Mais en même temps, prêchant sur le péché contre le Saint-Esprit, celui qui ne sera pas remis, dans un sermon qui est l'un des plus longs du recueil, il insiste sur le lien entre l'Esprit saint et l’Église et sur le fait que le péché contre l'Esprit est le péché contre l’Église. À l'attention des schismatiques donatistes, qui cultivaient un purisme fanatique, il tonne : « On pèche contre le Saint Esprit lorsque l'on refuse de quitter une secte pour entrer dans la Société qui a reçu l'Esprit saint afin d'effacer les péchés. Mais fût-on reçu dans cette société par un réprouvé et un hypocrite, pourvu qu'il soit ministre catholique et que soi-même on agisse avec sincérité, on y reçoit par la vertu du Saint Esprit le pardon des péchés. Car aujourd'hui, la sainte Église est foulée comme le serait l'aire où la paille se mêle au bon grain. Et pourtant le seul moyen d'empêcher le blasphème de devenir impardonnable est d'éviter l'impénitence du cœur et de ne croire à l'efficacité du repentir qu’au sein de l’Église où s'accorde le pardon des péchés et où l'on maintient l'union de l'Esprit par le lien de la paix. »
Le prédicateur ? Il est chargé du salut
Avec un luxe de détails admirable, avec une connaissance parfaite des Écritures, avec une clarté de pédagogue, Augustin montre que le péché contre l'Esprit est le péché qui consiste à refuser sciemment cette Église, Temple de l'Esprit et lieu où chacun peut recueillir en sécurité le pardon de ses péchés. De quoi nous aider à la considérer davantage cette pauvre Église, à la considérer comme le vecteur de notre salut, car c'est en elle et en elle seule que l'on trouve le pardon de ses péchés.

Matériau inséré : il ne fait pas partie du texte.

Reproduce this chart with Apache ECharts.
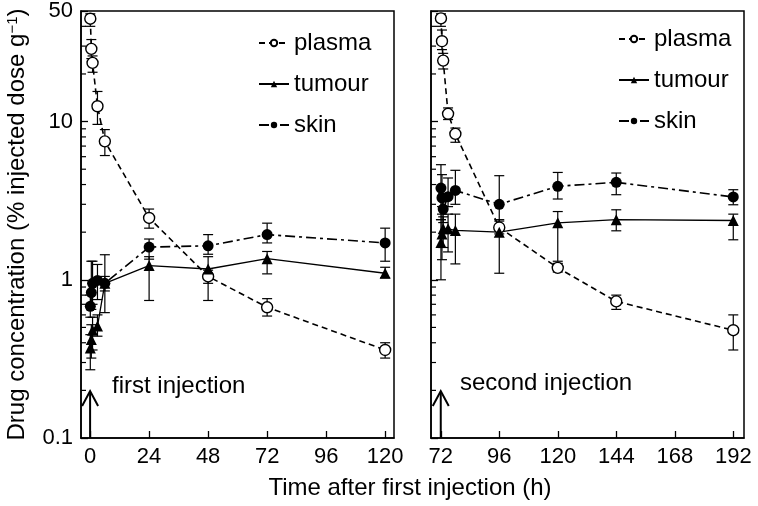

Augustin, dans ces Sermons est vraiment le docteur catholique. Malgré les hérésies manichéennes ou gnostiques, malgré le schisme des donatistes (ces intégristes antiques), malgré les erreurs dans lesquelles tombent les ecclésiastiques comme ce Pelage, moine breton qui ne croyait pas à la grâce de Dieu et qui vint prêcher jusqu'à Carthage, l'Église possède les paroles du salut. Le prédicateur est celui qui se charge, en tremblant, de transmettre ces paroles au peuple.
Saint Augustin, Sermons sur l’Écriture, éd. établie et présentée par Maxence Caron, éd Robert Laffont, collection Bouquins, 2014,1 568 pp.